WHAT YOU NEED TO DO →
Word for word, copy all the data and drop the pictures.

RECORDS →
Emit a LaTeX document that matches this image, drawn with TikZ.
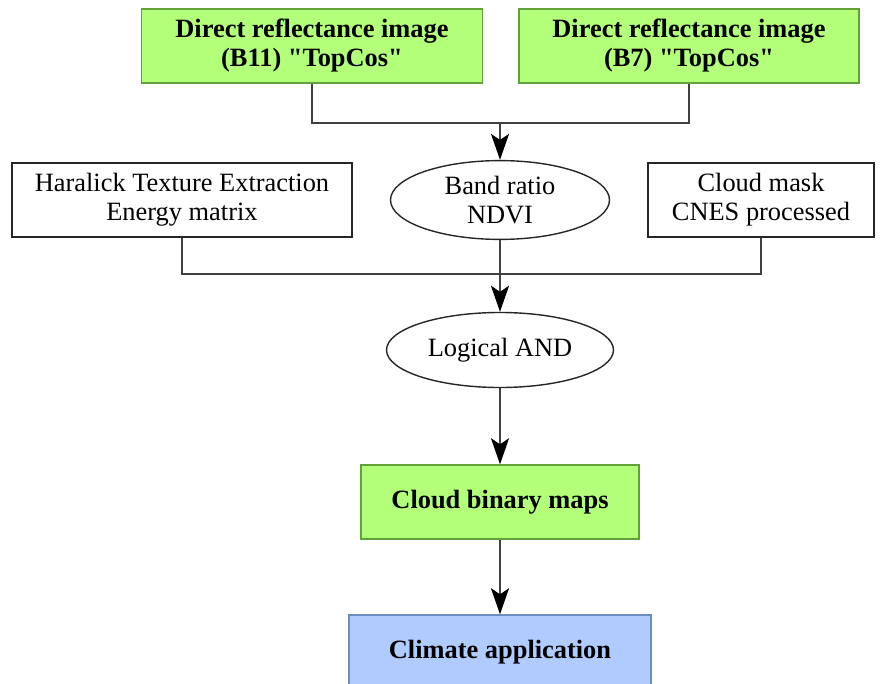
\documentclass[tikz,border=0pt]{standalone}
\usepackage{fontspec}
\setmainfont{Liberation Serif}
\usetikzlibrary{shapes.geometric,arrows.meta}
\definecolor{boxgreen}{RGB}{179,255,122}
\definecolor{edgegreen}{RGB}{98,160,58}
\definecolor{boxblue}{RGB}{176,204,255}
\definecolor{edgeblue}{RGB}{108,142,191}
\begin{document}
\begin{tikzpicture}[
        x=0.5pt, y=-0.5pt,
        every node/.style={align=center, font=\fontsize{13.2}{14.5}\selectfont, inner sep=2pt},
        plainbox/.style={rectangle, draw=black!85, line width=0.7pt, minimum height=37pt},
        inputbox/.style={plainbox, draw=edgegreen, fill=boxgreen, font=\fontsize{13.2}{14.5}\selectfont\bfseries},
        outbox/.style={plainbox, draw=edgeblue, fill=boxblue, font=\fontsize{13.2}{14.5}\selectfont\bfseries},
        oper/.style={ellipse, draw=black!85, line width=0.7pt, minimum height=37.5pt},
        link/.style={draw=black!75, line width=1pt},
        arrow/.style={link, -{Stealth[length=13pt, width=9pt, inset=3pt, color=black]}}
    ]
    \useasboundingbox (0,0) rectangle (883,684);

% Input images
        \node[inputbox, minimum width=170.5pt] (b11) at (312,46) {Direct reflectance image \\ (B11) \textquotedbl TopCos\textquotedbl};
        \node[inputbox, minimum width=170pt] (b7) at (689,46) {Direct reflectance image \\ (B7) \textquotedbl TopCos\textquotedbl};

% Processing steps
        \node[plainbox, minimum width=170pt] (haralick) at (182,200) {Haralick Texture Extraction \\ Energy matrix};
        \node[oper, minimum width=109.5pt] (ndvi) at (500,200) {Band ratio \\ NDVI};
        \node[plainbox, minimum width=113pt] (cmask) at (761,200) {Cloud mask \\ CNES processed};
        \node[oper, minimum width=113.5pt] (andop) at (500,350) {Logical AND};

% Outputs
        \node[inputbox, minimum width=139pt] (binmap) at (500,502) {Cloud binary maps};
        \node[outbox, minimum width=151pt] (climate) at (500,652) {Climate application};

% Junctions
        \coordinate (j1) at (500,123);
        \coordinate (j2) at (500,274);

% Connectors
        \draw[link] (b11) |- (j1);
        \draw[link] (b7) |- (j1);
        \draw[arrow] (j1) -- (ndvi);
        \draw[link] (haralick) |- (j2);
        \draw[link] (cmask) |- (j2);
        \draw[link] (ndvi) -- (j2);
        \draw[arrow] (j2) -- (andop);
        \draw[arrow] (andop) -- (binmap);
        \draw[arrow] (binmap) -- (climate);

    \end{tikzpicture}
\end{document}
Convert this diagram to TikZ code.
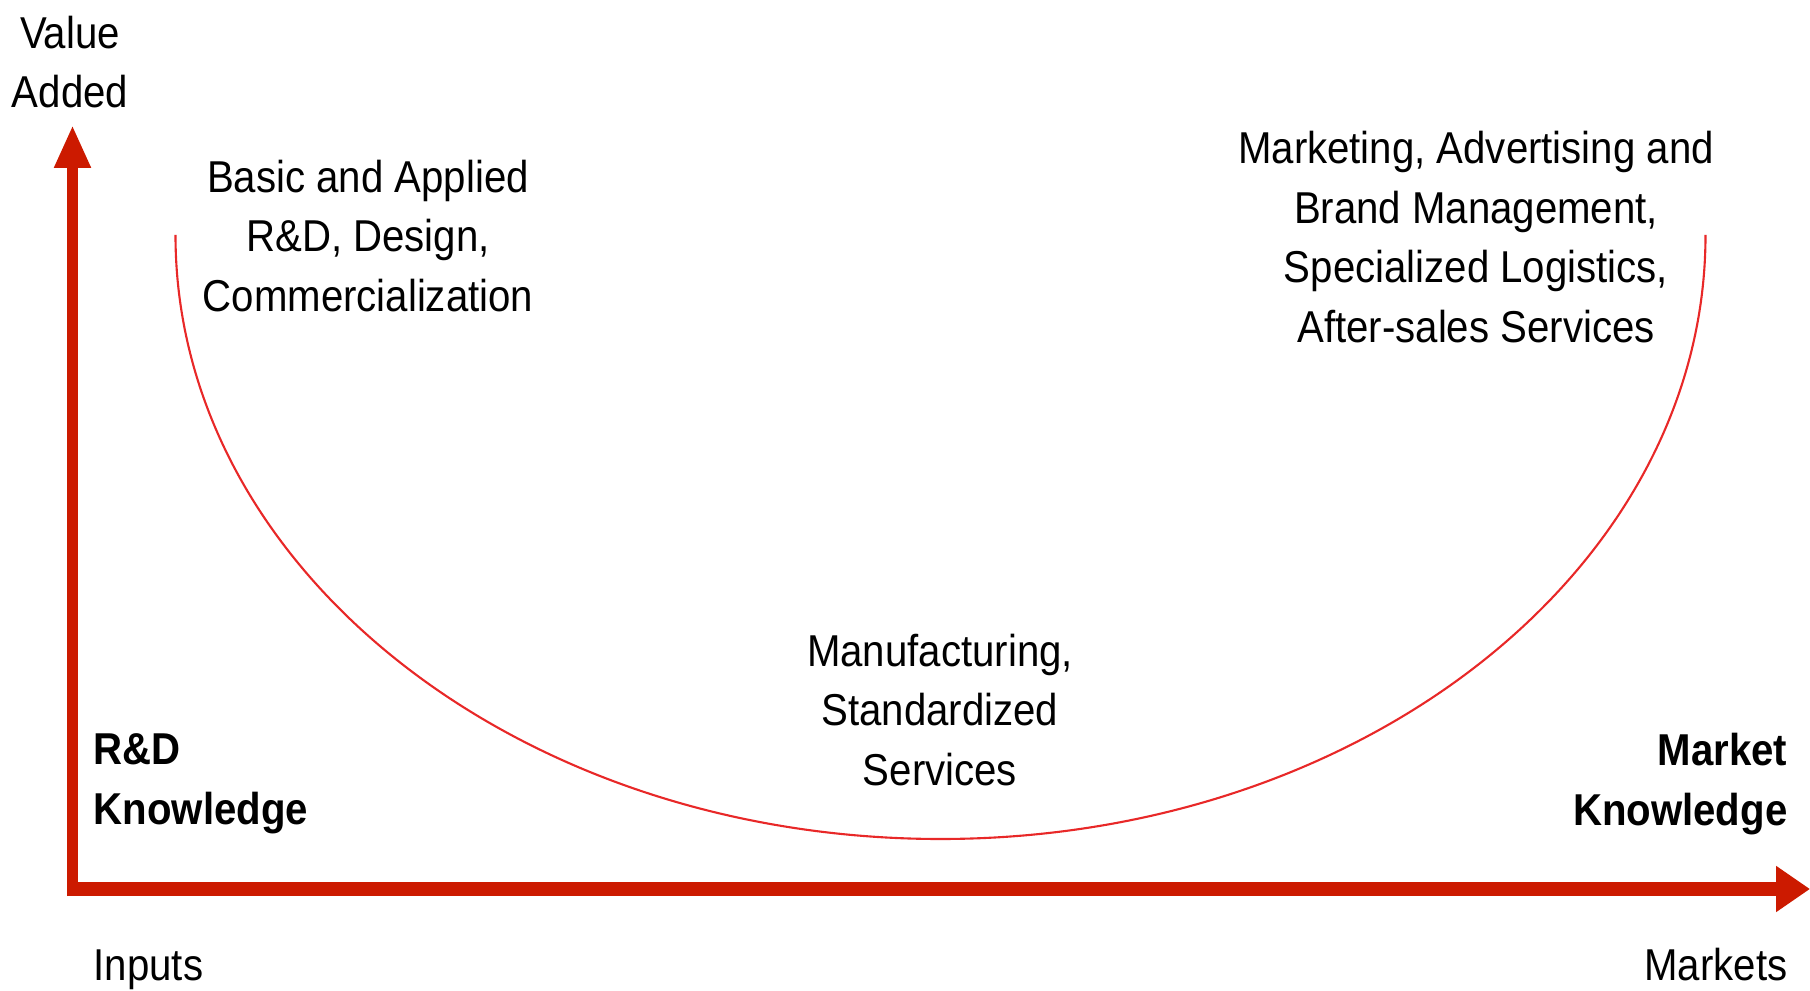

ANSWER TO THIS TASK →
Emit a LaTeX document that matches this image, drawn with TikZ.
\documentclass[tikz,border=0pt]{standalone}
\usepackage{fontspec}
\setmainfont{Liberation Serif}
\usetikzlibrary{shapes.geometric,arrows.meta}
\definecolor{boxgreen}{RGB}{179,255,122}
\definecolor{edgegreen}{RGB}{98,160,58}
\definecolor{boxblue}{RGB}{176,204,255}
\definecolor{edgeblue}{RGB}{108,142,191}
\begin{document}
\begin{tikzpicture}[
        x=0.5pt, y=-0.5pt,
        every node/.style={align=center, font=\fontsize{13.2}{14.5}\selectfont, inner sep=2pt},
        plainbox/.style={rectangle, draw=black!85, line width=0.7pt, minimum height=37pt},
        inputbox/.style={plainbox, draw=edgegreen, fill=boxgreen, font=\fontsize{13.2}{14.5}\selectfont\bfseries},
        outbox/.style={plainbox, draw=edgeblue, fill=boxblue, font=\fontsize{13.2}{14.5}\selectfont\bfseries},
        oper/.style={ellipse, draw=black!85, line width=0.7pt, minimum height=37.5pt},
        link/.style={draw=black!75, line width=1pt},
        arrow/.style={link, -{Stealth[length=13pt, width=9pt, inset=3pt, color=black]}}
    ]
    \useasboundingbox (0,0) rectangle (883,684);

% Input images
        \node[inputbox, minimum width=170.5pt] (b11) at (312,46) {Direct reflectance image \\ (B11) \textquotedbl TopCos\textquotedbl};
        \node[inputbox, minimum width=170pt] (b7) at (689,46) {Direct reflectance image \\ (B7) \textquotedbl TopCos\textquotedbl};

% Processing steps
        \node[plainbox, minimum width=170pt] (haralick) at (182,200) {Haralick Texture Extraction \\ Energy matrix};
        \node[oper, minimum width=109.5pt] (ndvi) at (500,200) {Band ratio \\ NDVI};
        \node[plainbox, minimum width=113pt] (cmask) at (761,200) {Cloud mask \\ CNES processed};
        \node[oper, minimum width=113.5pt] (andop) at (500,350) {Logical AND};

% Outputs
        \node[inputbox, minimum width=139pt] (binmap) at (500,502) {Cloud binary maps};
        \node[outbox, minimum width=151pt] (climate) at (500,652) {Climate application};

% Junctions
        \coordinate (j1) at (500,123);
        \coordinate (j2) at (500,274);

% Connectors
        \draw[link] (b11) |- (j1);
        \draw[link] (b7) |- (j1);
        \draw[arrow] (j1) -- (ndvi);
        \draw[link] (haralick) |- (j2);
        \draw[link] (cmask) |- (j2);
        \draw[link] (ndvi) -- (j2);
        \draw[arrow] (j2) -- (andop);
        \draw[arrow] (andop) -- (binmap);
        \draw[arrow] (binmap) -- (climate);

    \end{tikzpicture}
\end{document}
Convert this diagram to TikZ code.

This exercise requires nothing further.